What’s the biggest an animal has to be before you can’t bring yourself to kill it? For me, it’s a spider. Mosquitoes? No problem, I actually get a buzz out of putting a stop to theirs. Every smear in the wall is a badge of honour – I am keeping my children safe from predators, indulging in one of the last bastions of “them or me” violence. Spiders are different. Especially the big ones. I recently had to remove one from beneath the piano in order that my daughter could stop screaming and come down off the chair. On this occasion, a regular paper and glass approach didn’t cut it. Undeterred, I prodded it out into the open floor and placed a salad bowl over the hapless, huge arachnid. It was, up close, very big indeed. It looked right into my eyes, all two of them. I was right where the action was, and we both knew it.
This is what I’ve been thinking about with music. Getting up close to where the action is. Some people find jazz boring, or alienating, and who can blame them? They are too far away from the action, or looking in the wrong place. As a musician, I frequently indulge in the traditional sport of critically destroying the latest gurning fool who has convinced the “mainstream audience” that jazz is exciting, writhing around like a maggot on a fishhook, the shooting pains of genius seeming to mould the very sounds of their instruments, the swoop of their lines equalled only by the saccharine and shameless inanity of their note choices. But why do people like this? It’s because there is action! It is being made apparent that something is happening up there on stage and, like the synthetic lift of a pair of silicon breasts, some people are all too willing to accept the illusion for the momentary pleasure it might provide. (Not me, that goes without saying).
Don’t get me wrong. A pianist like Keith Jarrett, who squirms and grunts with the best of them, has had moments of genius that are almost intensified by their real physicality (let’s give him the benefit of the doubt here). I can even his vocalising, which one could argue echoes the way some instruments in African music attach rattles in order to blur the purity of the note (hmmm, pushing it a bit here perhaps), to make it a distinct line rather than part of a homogenous texture. But bloody hell, he hasn’t half ruined it for the rest of us. Him and YouTube.
“Hello, my name is Arnold Schoenberg, I’m a composer and I’d like to be a composer-in-residence at your festival this year.”
“Ok that’s great. I need YouTube clips, maybe something showing you writing things down. People like to make that connection, you know, see how you do it…our audience loves that, makes it more….human, somehow…”
We all have to do it now, we need to think about the visuals. Personally, I don’t even smile when I’m playing. I am thinking about the notes, and sometimes this is not pretty to look at. I was once approached, very nervously, after a gig by a woman and her young son. She looked almost proud, as if she’d exposed my guilty secret, when she said : “He really liked the music but was scared of you because you looked angry.” It was a lovely occasion, I felt I had somehow reached out to this child with, you know, music, and left him with a vague feeling of unease for his trip home.
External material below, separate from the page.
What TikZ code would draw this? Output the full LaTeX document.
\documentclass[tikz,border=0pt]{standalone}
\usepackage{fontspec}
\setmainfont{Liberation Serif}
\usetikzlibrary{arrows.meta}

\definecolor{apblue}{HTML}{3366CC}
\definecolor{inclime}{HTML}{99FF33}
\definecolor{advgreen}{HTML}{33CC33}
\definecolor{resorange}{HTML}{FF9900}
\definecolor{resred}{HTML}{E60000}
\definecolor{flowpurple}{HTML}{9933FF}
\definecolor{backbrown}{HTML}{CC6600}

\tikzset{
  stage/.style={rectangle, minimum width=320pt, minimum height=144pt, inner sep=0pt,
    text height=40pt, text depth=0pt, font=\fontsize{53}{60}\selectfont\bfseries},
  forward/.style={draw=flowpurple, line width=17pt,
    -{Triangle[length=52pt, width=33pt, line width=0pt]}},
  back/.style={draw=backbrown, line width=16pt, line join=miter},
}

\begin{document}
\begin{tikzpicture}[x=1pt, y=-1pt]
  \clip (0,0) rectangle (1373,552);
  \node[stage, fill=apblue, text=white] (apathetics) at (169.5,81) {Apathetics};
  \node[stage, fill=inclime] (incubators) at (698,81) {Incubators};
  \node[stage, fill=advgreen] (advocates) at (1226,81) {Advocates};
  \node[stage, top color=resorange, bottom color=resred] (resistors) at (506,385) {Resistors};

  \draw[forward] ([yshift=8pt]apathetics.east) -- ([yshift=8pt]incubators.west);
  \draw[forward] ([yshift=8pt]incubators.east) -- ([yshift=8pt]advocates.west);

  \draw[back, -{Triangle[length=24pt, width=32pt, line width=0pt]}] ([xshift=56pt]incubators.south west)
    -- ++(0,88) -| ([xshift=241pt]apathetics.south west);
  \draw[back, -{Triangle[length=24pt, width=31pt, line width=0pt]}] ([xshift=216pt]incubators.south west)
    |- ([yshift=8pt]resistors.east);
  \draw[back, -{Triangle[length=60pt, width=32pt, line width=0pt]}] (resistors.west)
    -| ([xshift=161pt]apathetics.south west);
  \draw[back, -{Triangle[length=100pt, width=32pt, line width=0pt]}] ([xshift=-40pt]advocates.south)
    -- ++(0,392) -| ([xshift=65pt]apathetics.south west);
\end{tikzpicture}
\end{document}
But I was concentrating and was unable to oblige him with the cheerful and non-discriminating openness that facilitates learning.
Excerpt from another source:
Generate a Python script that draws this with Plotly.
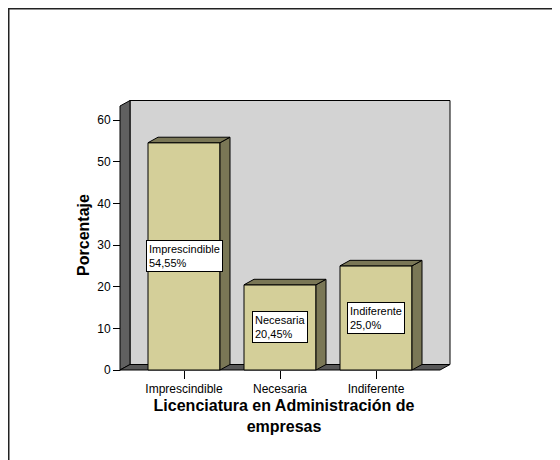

It’s where the notes are, that’s where the action takes place. An improviser, whether playing a tricky chord sequence or working in an unstructured context, works at speed in real time. Inside the head of a jazz musician, music looks like a formula one racetrack. Not from a safe distance, but from the camera on the front of the car, where everything shudders in the wind generated by impossible speeds, where big things get bigger and closer at an alarming rate. If people could see that, they would be not only impressed, but terrified. Of course, like playing video games, you have to be coerced into thinking the missiles are real, you have to feel for a moment that your actual life is at risk. For a musician, when a gig is going well, this is not a great leap of imagination. Music is life or death when you are playing it – of course you get another bonus life for every mortal injury, it’s an illusion like any other, but the feeling is real. Close up is best. Maybe a camera attached to the instrument, where the action is immediate, or fixed on a pianist’s forehead. I honestly think that is where things look most interesting, vivid and realistic . Maybe seeing what a musician can see, an audience might experience some of that exhilaration, that need for speed that links James Hunt and Oscar Peterson. And playing fast is not the only way to excite an audience. Watch Monk hovering motionless over the notes as the music, the possible choices, fly by and then suddenly, rapidly, he will find the chord he wants and jab at it, like a heron standing over the calm surface of a lake in search of prey. This can be almost more exciting; the waiting, the stillness, the sudden and unpredictable movement.